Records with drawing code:
________________________________________

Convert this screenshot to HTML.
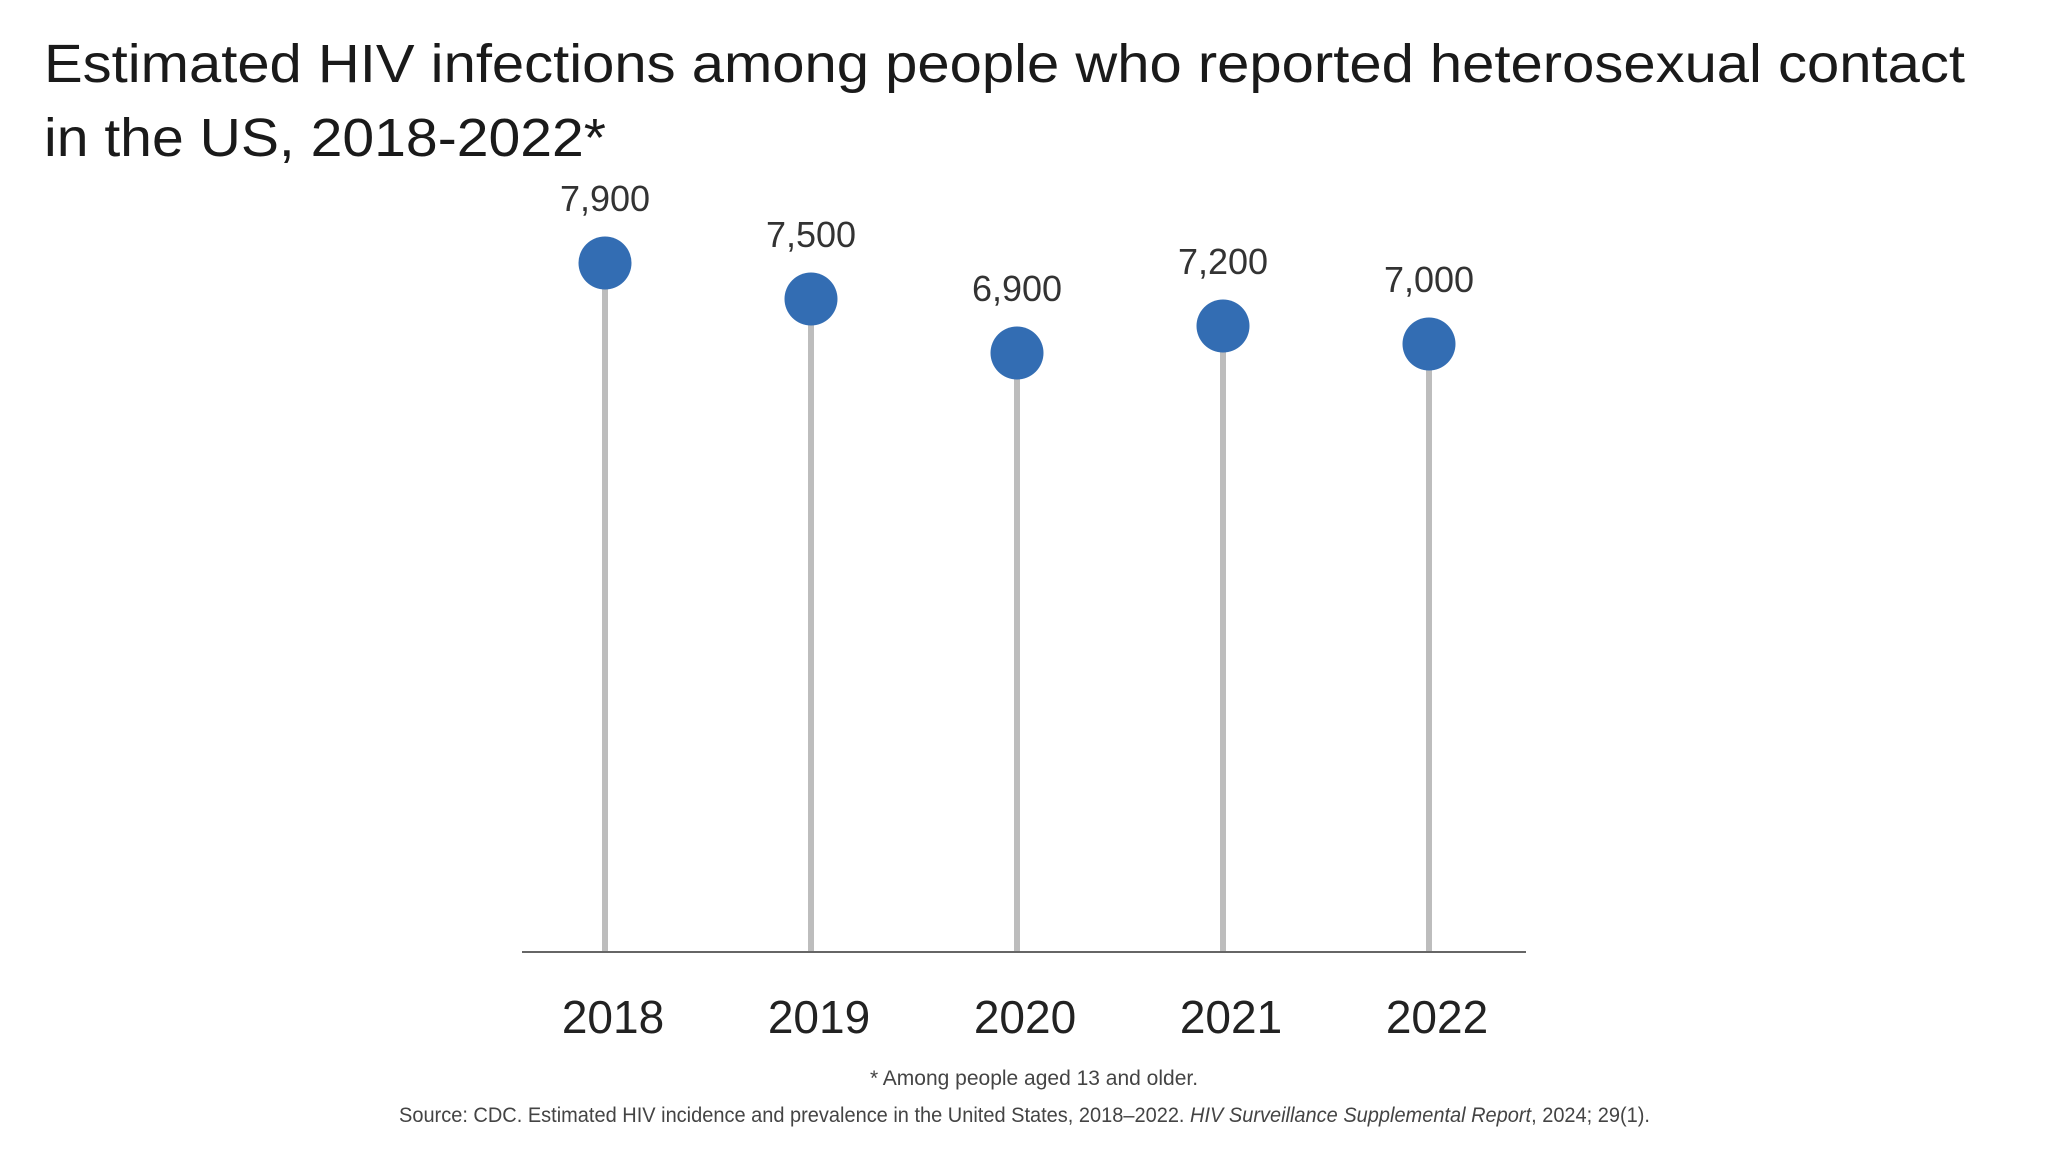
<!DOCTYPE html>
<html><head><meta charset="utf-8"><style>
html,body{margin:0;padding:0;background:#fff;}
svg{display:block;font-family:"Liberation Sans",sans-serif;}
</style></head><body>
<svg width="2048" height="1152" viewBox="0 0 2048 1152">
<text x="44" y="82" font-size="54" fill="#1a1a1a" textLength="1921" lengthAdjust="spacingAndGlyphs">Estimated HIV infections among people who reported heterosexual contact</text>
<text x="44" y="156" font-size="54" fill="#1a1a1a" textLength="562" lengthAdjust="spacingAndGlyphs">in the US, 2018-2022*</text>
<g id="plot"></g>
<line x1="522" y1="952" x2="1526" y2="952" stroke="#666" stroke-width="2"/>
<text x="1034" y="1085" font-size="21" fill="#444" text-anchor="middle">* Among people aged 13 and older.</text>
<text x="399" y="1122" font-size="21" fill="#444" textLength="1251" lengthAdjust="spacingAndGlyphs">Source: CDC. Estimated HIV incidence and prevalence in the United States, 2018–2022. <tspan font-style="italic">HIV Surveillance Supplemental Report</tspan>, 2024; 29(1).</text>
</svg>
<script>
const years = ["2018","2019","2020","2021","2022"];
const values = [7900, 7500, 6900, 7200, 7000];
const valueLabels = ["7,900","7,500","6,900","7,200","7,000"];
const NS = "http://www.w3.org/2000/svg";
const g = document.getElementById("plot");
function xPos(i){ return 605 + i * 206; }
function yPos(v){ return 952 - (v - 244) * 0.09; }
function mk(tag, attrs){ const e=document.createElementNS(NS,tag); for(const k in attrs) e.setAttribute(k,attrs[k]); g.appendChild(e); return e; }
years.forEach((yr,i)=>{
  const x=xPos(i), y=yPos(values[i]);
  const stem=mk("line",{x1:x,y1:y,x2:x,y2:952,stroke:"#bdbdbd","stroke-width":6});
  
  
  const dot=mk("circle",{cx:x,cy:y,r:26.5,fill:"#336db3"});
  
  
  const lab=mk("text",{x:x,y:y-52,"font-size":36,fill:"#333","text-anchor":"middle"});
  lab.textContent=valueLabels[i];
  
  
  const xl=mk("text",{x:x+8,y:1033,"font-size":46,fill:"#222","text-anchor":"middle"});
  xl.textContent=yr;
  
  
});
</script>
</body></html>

________________________________________

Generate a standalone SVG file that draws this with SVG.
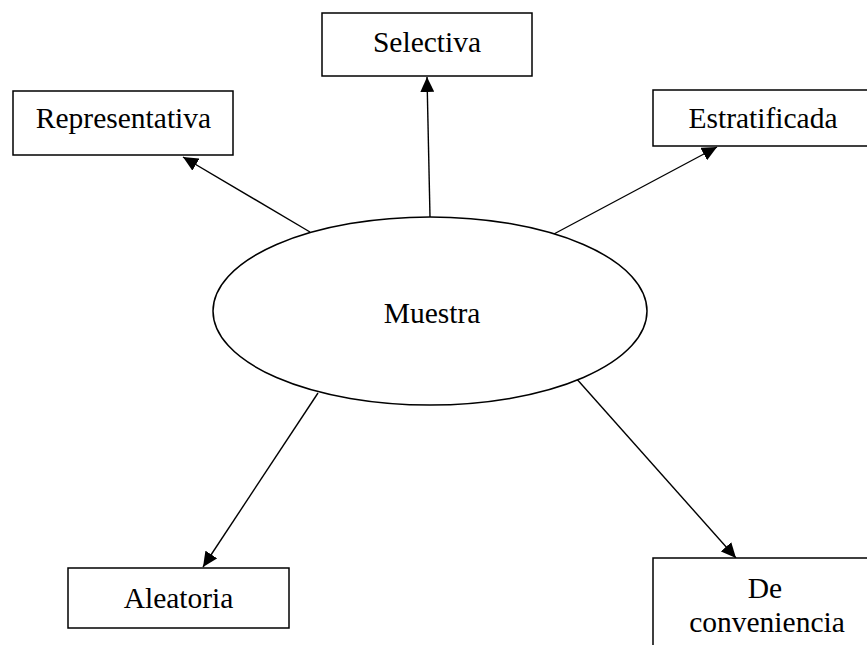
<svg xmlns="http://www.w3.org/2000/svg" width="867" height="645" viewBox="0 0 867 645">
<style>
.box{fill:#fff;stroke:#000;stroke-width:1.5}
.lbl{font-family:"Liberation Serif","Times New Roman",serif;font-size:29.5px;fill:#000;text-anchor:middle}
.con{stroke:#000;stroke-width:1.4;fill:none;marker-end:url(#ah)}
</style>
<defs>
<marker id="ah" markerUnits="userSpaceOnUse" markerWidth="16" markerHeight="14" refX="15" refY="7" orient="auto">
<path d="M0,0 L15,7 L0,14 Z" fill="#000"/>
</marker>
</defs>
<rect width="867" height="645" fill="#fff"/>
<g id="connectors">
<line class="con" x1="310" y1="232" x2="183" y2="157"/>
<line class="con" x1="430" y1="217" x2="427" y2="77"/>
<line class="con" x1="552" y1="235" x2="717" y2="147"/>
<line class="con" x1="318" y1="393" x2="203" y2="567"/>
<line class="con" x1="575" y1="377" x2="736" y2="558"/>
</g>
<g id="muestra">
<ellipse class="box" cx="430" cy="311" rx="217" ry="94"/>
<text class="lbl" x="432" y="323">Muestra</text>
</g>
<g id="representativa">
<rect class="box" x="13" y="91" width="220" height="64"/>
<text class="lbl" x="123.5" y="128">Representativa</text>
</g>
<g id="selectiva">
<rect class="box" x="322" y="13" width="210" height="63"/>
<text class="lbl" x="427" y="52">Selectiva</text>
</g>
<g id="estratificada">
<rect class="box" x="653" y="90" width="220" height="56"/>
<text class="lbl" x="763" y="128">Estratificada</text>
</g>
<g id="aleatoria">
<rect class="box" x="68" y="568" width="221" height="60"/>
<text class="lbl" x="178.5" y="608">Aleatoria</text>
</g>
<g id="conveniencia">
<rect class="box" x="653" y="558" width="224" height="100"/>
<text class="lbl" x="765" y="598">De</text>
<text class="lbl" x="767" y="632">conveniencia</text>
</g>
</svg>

________________________________________

§ WRITTEN EXERCISE
Filter the entries and copy out every line with the word "this".

§ ANSWER TO THE EXERCISE
Convert this screenshot to HTML.
Generate a standalone SVG file that draws this with SVG.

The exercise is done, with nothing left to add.